Product Overview
This concise, tri-fold laminated guide is an essential resource for educators committed to effectively working together on intervention support teams to provide early intervention, remediate student difficulties, promote student success, and ensure equitable outcomes by removing barriers and ensuring access to resources.
Author Gary Schaffer provides an overview of Multi-Tiered Systems of Support (MTSS), a three-tier educational framework that integrates and aligns commonalities across different triangular, multi-tiered intervention service delivery models to create a cohesive system that ensures students receive coordinated support across academic, behavioral, and social-emotional domains.
It examines each of the four intervention service delivery models that comprise MTSS, which include
- Response to Intervention (RTI), used to support academic success by addressing specific learning deficits in areas such as reading, writing, and math
- School-Wide Positive Behavioral Interventions and Supports (SWPBIS), used to
- promote positive behavior, prevent behavioral challenges, and address behavioral deficits
- Social-Emotional RTI, used to promote social-emotional wellness and prevent difficulties by teaching social-emotional skills to all students and offering targeted support as needed.

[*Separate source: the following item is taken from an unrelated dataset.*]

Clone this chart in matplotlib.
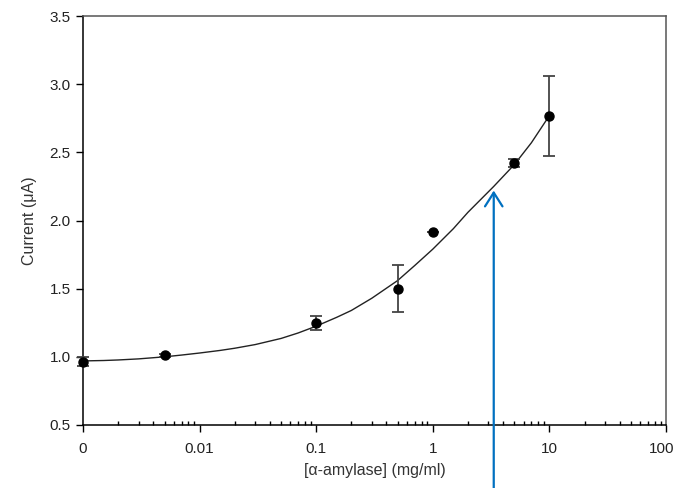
import matplotlib
matplotlib.use("Agg")
import matplotlib.pyplot as plt
import matplotlib.transforms as mtransforms
from matplotlib.ticker import LogLocator, FixedLocator, NullFormatter

plt.rcParams['font.family'] = ['Liberation Sans', 'DejaVu Sans']

# Messpunkte (x=0.001 steht fuer die Konzentration 0)
conc = [0.001, 0.005, 0.1, 0.5, 1, 5, 10]
current = [0.965, 1.012, 1.25, 1.50, 1.918, 2.42, 2.765]
err = [0.035, 0.012, 0.05, 0.17, 0.0, 0.03, 0.295]

# Angepasste Kurve, Punkte
fit_x = [0.001, 0.0015, 0.002, 0.003, 0.005, 0.007, 0.01, 0.015, 0.02, 0.03,
         0.05, 0.07, 0.1, 0.15, 0.2, 0.3, 0.5, 0.7, 1, 1.5, 2, 3.33, 5, 7, 10]
fit_y = [0.970, 0.973, 0.977, 0.985, 1.000, 1.013, 1.028, 1.047, 1.063, 1.090,
         1.135, 1.175, 1.225, 1.290, 1.340, 1.430, 1.560, 1.670, 1.790, 1.940,
         2.060, 2.250, 2.410, 2.570, 2.770]

# Pfeil
arrow_x = 3.33
arrow_tip = 2.24

xtick_pos = [0.001, 0.01, 0.1, 1, 10, 100]
xtick_labels = ["0", "0.01", "0.1", "1", "10", "100"]
ytick_pos = [0.5, 1.0, 1.5, 2.0, 2.5, 3.0, 3.5]

fig = plt.figure(figsize=(6.77, 4.88), dpi=100)
ax = fig.add_axes([0.1226, 0.1291, 0.8612, 0.8381])

ax.plot(fit_x, fit_y, color="#222222", lw=1.0, zorder=2)
ax.errorbar(conc, current, yerr=err, fmt="o", color="black", ms=6.5,
            ecolor="#444444", elinewidth=1.3, capsize=4, capthick=1.3,
            zorder=3, clip_on=False)

ax.annotate("", xy=(arrow_x, arrow_tip), xytext=(arrow_x, -0.2),
            arrowprops=dict(arrowstyle="->, head_length=0.55, head_width=0.35",
                            color="#0070C0", lw=1.6, mutation_scale=18),
            annotation_clip=False, zorder=4)

ax.set_xscale("log")
ax.set_xlim(0.001, 100)
ax.set_ylim(0.5, 3.5)

ax.xaxis.set_major_locator(FixedLocator(xtick_pos))
ax.set_xticklabels(xtick_labels)
ax.xaxis.set_minor_locator(LogLocator(base=10, subs=range(2, 10), numticks=20))
ax.xaxis.set_minor_formatter(NullFormatter())
ax.set_yticks(ytick_pos)
ax.set_yticklabels([f"{v:.1f}" for v in ytick_pos])

ax.tick_params(axis="x", which="major", direction="out", length=5, width=1,
               labelsize=11, labelcolor="#222222", pad=7)
ax.tick_params(axis="x", which="minor", direction="in", length=3, width=1)
ax.tick_params(axis="y", which="major", direction="out", length=5, width=1,
               labelsize=11, labelcolor="#222222", pad=4)
ax.tick_params(top=False, right=False, which="both")

# "100" etwas nach links schieben, damit es nicht abgeschnitten wird
last = ax.get_xticklabels()[-1]
last.set_transform(last.get_transform() +
                   mtransforms.ScaledTranslation(-4 / 100, 0, fig.dpi_scale_trans))

for s in ["left", "bottom"]:
    ax.spines[s].set_color("black")
    ax.spines[s].set_linewidth(1.1)
for s in ["top", "right"]:
    ax.spines[s].set_color("#555555")
    ax.spines[s].set_linewidth(1.1)

ax.set_xlabel("[\u03b1-amylase] (mg/ml)", fontsize=11.5, color="#333333", labelpad=5)
ax.set_ylabel("Current (\u03bcA)", fontsize=11.5, color="#333333", labelpad=9)

fig.savefig("out.png", dpi=100)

- Suicide Prevention and Intervention, used to identify students at risk of suicide and provide proactive prevention and targeted mental health support
The guide breaks down the four essential components of each service delivery model, including 1) varying levels of student support, 2) universal screening, 3) progress monitoring, and 4) data-based decision-making. In a user-friendly chart, it identifies the who and what of the MTSS school-based team so all team members know their role. It also provides valuable tips on how to work together to effectively support students’ needs.
Gary E. Schaffer, PhD: Having grown up as a struggling student with ADHD and a learning disability, Gary has dedicated his professional life to helping all learners succeed. After earning his bachelor’s degree in special education and English, Gary went on to obtain a PhD in school psychology and become both a school psychologist and a clinical mental health counselor. Before obtaining his PhD, Gary practiced as a school psychologist in school, hospital, and state agency settings for over a decade, primarily working with diverse learners and individuals with developmental disabilities. Currently, Gary is a full-time Assistant Professor at Niagara University, where he teaches graduate students in school psychology and counseling. He has authored numerous scholarly articles, books, book chapters, and programs on topics such as MTSS, disability advocacy, and school psychology leadership and practice, and he has consulted and presented nationally on these subjects.